* **What is being asked**
Skip the pictures. Repeat everything else in the records word for word.

* **Raw data**
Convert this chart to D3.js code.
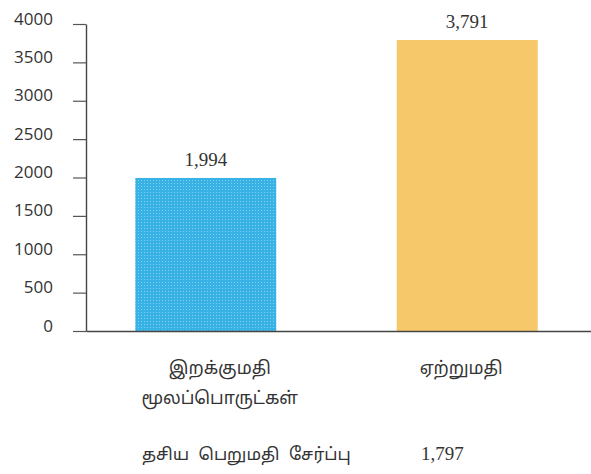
<!DOCTYPE html>
<html>
<head>
<meta charset="utf-8">
<script src="https://cdn.jsdelivr.net/npm/d3@7"></script>
<style>
  html, body { margin: 0; padding: 0; background: #fff; }
  svg { display: block; }
  .tick-label { font-family: "Open Sans", "DejaVu Sans", sans-serif; font-size: 17px; fill: #333; }
  .value-label { font-family: "Liberation Serif", "Times New Roman", serif; font-size: 19px; fill: #333; }
  .tamil { font-family: "Noto Sans Tamil", "Latha", "Lohit Tamil", "Noto Sans", sans-serif; font-size: 17.5px; fill: #333; }
  .footer-tamil { font-family: "Noto Sans Tamil", "Latha", "Lohit Tamil", "Noto Sans", sans-serif; font-size: 17px; fill: #333; word-spacing: 5px; }
</style>
</head>
<body>
<svg id="chart" width="591" height="474"></svg>
<script>
// Categories (two-line Tamil labels) and their values
const categories = ["இறக்குமதி மூலப்பொருட்கள்", "ஏற்றுமதி"];
const categoryLines = [["இறக்குமதி", "மூலப்பொருட்கள்"], ["ஏற்றுமதி"]];
const values = [1994, 3791];
const barColors = ["url(#dots)", "#f6c86a"];
const yTicks = [0, 500, 1000, 1500, 2000, 2500, 3000, 3500, 4000];
const footerLabel = "தசிய பெறுமதி சேர்ப்பு";
const footerValue = 1797;

const svg = d3.select("#chart");
const fmt = d3.format(",");

const axisX = 86;
const baseY = 331;

// Fine halftone texture for the blue bar
const pat = svg.append("defs").append("pattern")
  .attr("id", "dots")
  .attr("patternUnits", "userSpaceOnUse")
  .attr("width", 3).attr("height", 3);
pat.append("rect").attr("width", 3).attr("height", 3).attr("fill", "#38b1e5");
pat.append("rect").attr("x", 0).attr("y", 0).attr("width", 1).attr("height", 1).attr("fill", "#7fd0f2");

const y = d3.scaleLinear().domain([0, 4000]).range([baseY, 24]);
const x = d3.scaleBand()
  .domain(categories)
  .range([83, 590])
  .paddingInner(0.461)
  .paddingOuter(0.2);

// Bars
svg.append("g").selectAll("rect")
  .data(values)
  .join("rect")
  .attr("x", (d, i) => x(categories[i]))
  .attr("y", d => y(d))
  .attr("width", x.bandwidth())
  .attr("height", d => baseY - y(d))
  .attr("fill", (d, i) => barColors[i]);

// Value labels above bars
svg.append("g").selectAll("text")
  .data(values)
  .join("text")
  .attr("class", "value-label")
  .attr("x", (d, i) => x(categories[i]) + x.bandwidth() / 2)
  .attr("y", d => y(d) - 12)
  .attr("text-anchor", "middle")
  .text(d => fmt(d));

// Y axis: ticks on the left, labels sitting slightly above each tick
const yAxis = d3.axisLeft(y)
  .tickValues(yTicks)
  .tickFormat(d3.format("d"))
  .tickSize(13)
  .tickPadding(20)
  .tickSizeOuter(0);
const gy = svg.append("g")
  .attr("transform", `translate(${axisX},0)`)
  .call(yAxis)
  .attr("font-family", null)
  .attr("font-size", null);
gy.select(".domain").attr("stroke", "#444").attr("stroke-width", 1.4);
gy.selectAll(".tick line").attr("stroke", "#555").attr("stroke-width", 1.2);
gy.selectAll(".tick text")
  .attr("class", "tick-label")
  .attr("fill", null)
  .attr("dy", "0.0em");

// Baseline across the chart
const xAxis = d3.axisBottom(d3.scaleLinear().domain([0, 1]).range([axisX, 591])).ticks(0).tickSize(0).tickSizeOuter(0);
const gx = svg.append("g").attr("transform", `translate(0,${baseY})`).call(xAxis);
gx.select(".domain").attr("stroke", "#444").attr("stroke-width", 1.4);
gx.selectAll(".tick").remove();

// Category labels
const labelG = svg.append("g");
categoryLines.forEach((lines, i) => {
  const cx = x(categories[i]) + x.bandwidth() / 2 + (i === 0 ? 14 : -6);
  const t = labelG.append("text")
    .attr("class", "tamil")
    .attr("text-anchor", "middle")
    .attr("y", 374);
  lines.forEach((ln, j) => {
    t.append("tspan").attr("x", cx).attr("dy", j === 0 ? 0 : 30).text(ln);
  });
});

// Footer: total value added
const footer = svg.append("text").attr("y", 460);
footer.append("tspan").attr("class", "footer-tamil").attr("x", 142).text(footerLabel);
footer.append("tspan").attr("class", "value-label").attr("x", 421).text(fmt(footerValue));
</script>
</body>
</html>
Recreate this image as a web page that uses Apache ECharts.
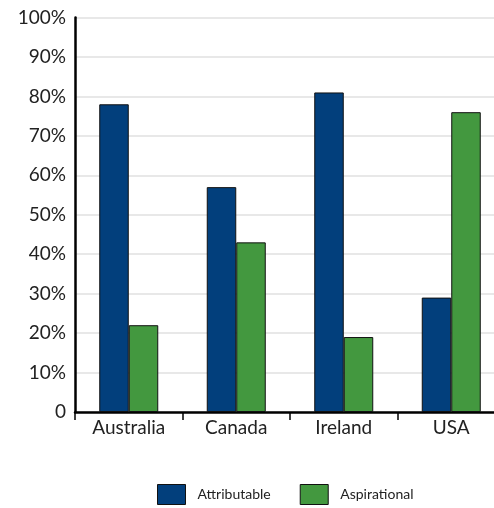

* **Result for this exercise**
Convert this chart to D3.js code.
<!DOCTYPE html>
<html>
<head>
<meta charset="utf-8">
<script src="https://cdn.jsdelivr.net/npm/d3@7"></script>
<style>
  html, body { margin: 0; padding: 0; background: #fff; }
  svg { display: block; }
  .tick-label { font-family: "Open Sans", "DejaVu Sans", sans-serif; font-size: 17px; fill: #333; }
  .value-label { font-family: "Liberation Serif", "Times New Roman", serif; font-size: 19px; fill: #333; }
  .tamil { font-family: "Noto Sans Tamil", "Latha", "Lohit Tamil", "Noto Sans", sans-serif; font-size: 17.5px; fill: #333; }
  .footer-tamil { font-family: "Noto Sans Tamil", "Latha", "Lohit Tamil", "Noto Sans", sans-serif; font-size: 17px; fill: #333; word-spacing: 5px; }
</style>
</head>
<body>
<svg id="chart" width="591" height="474"></svg>
<script>
// Categories (two-line Tamil labels) and their values
const categories = ["இறக்குமதி மூலப்பொருட்கள்", "ஏற்றுமதி"];
const categoryLines = [["இறக்குமதி", "மூலப்பொருட்கள்"], ["ஏற்றுமதி"]];
const values = [1994, 3791];
const barColors = ["url(#dots)", "#f6c86a"];
const yTicks = [0, 500, 1000, 1500, 2000, 2500, 3000, 3500, 4000];
const footerLabel = "தசிய பெறுமதி சேர்ப்பு";
const footerValue = 1797;

const svg = d3.select("#chart");
const fmt = d3.format(",");

const axisX = 86;
const baseY = 331;

// Fine halftone texture for the blue bar
const pat = svg.append("defs").append("pattern")
  .attr("id", "dots")
  .attr("patternUnits", "userSpaceOnUse")
  .attr("width", 3).attr("height", 3);
pat.append("rect").attr("width", 3).attr("height", 3).attr("fill", "#38b1e5");
pat.append("rect").attr("x", 0).attr("y", 0).attr("width", 1).attr("height", 1).attr("fill", "#7fd0f2");

const y = d3.scaleLinear().domain([0, 4000]).range([baseY, 24]);
const x = d3.scaleBand()
  .domain(categories)
  .range([83, 590])
  .paddingInner(0.461)
  .paddingOuter(0.2);

// Bars
svg.append("g").selectAll("rect")
  .data(values)
  .join("rect")
  .attr("x", (d, i) => x(categories[i]))
  .attr("y", d => y(d))
  .attr("width", x.bandwidth())
  .attr("height", d => baseY - y(d))
  .attr("fill", (d, i) => barColors[i]);

// Value labels above bars
svg.append("g").selectAll("text")
  .data(values)
  .join("text")
  .attr("class", "value-label")
  .attr("x", (d, i) => x(categories[i]) + x.bandwidth() / 2)
  .attr("y", d => y(d) - 12)
  .attr("text-anchor", "middle")
  .text(d => fmt(d));

// Y axis: ticks on the left, labels sitting slightly above each tick
const yAxis = d3.axisLeft(y)
  .tickValues(yTicks)
  .tickFormat(d3.format("d"))
  .tickSize(13)
  .tickPadding(20)
  .tickSizeOuter(0);
const gy = svg.append("g")
  .attr("transform", `translate(${axisX},0)`)
  .call(yAxis)
  .attr("font-family", null)
  .attr("font-size", null);
gy.select(".domain").attr("stroke", "#444").attr("stroke-width", 1.4);
gy.selectAll(".tick line").attr("stroke", "#555").attr("stroke-width", 1.2);
gy.selectAll(".tick text")
  .attr("class", "tick-label")
  .attr("fill", null)
  .attr("dy", "0.0em");

// Baseline across the chart
const xAxis = d3.axisBottom(d3.scaleLinear().domain([0, 1]).range([axisX, 591])).ticks(0).tickSize(0).tickSizeOuter(0);
const gx = svg.append("g").attr("transform", `translate(0,${baseY})`).call(xAxis);
gx.select(".domain").attr("stroke", "#444").attr("stroke-width", 1.4);
gx.selectAll(".tick").remove();

// Category labels
const labelG = svg.append("g");
categoryLines.forEach((lines, i) => {
  const cx = x(categories[i]) + x.bandwidth() / 2 + (i === 0 ? 14 : -6);
  const t = labelG.append("text")
    .attr("class", "tamil")
    .attr("text-anchor", "middle")
    .attr("y", 374);
  lines.forEach((ln, j) => {
    t.append("tspan").attr("x", cx).attr("dy", j === 0 ? 0 : 30).text(ln);
  });
});

// Footer: total value added
const footer = svg.append("text").attr("y", 460);
footer.append("tspan").attr("class", "footer-tamil").attr("x", 142).text(footerLabel);
footer.append("tspan").attr("class", "value-label").attr("x", 421).text(fmt(footerValue));
</script>
</body>
</html>
Recreate this image as a web page that uses Apache ECharts.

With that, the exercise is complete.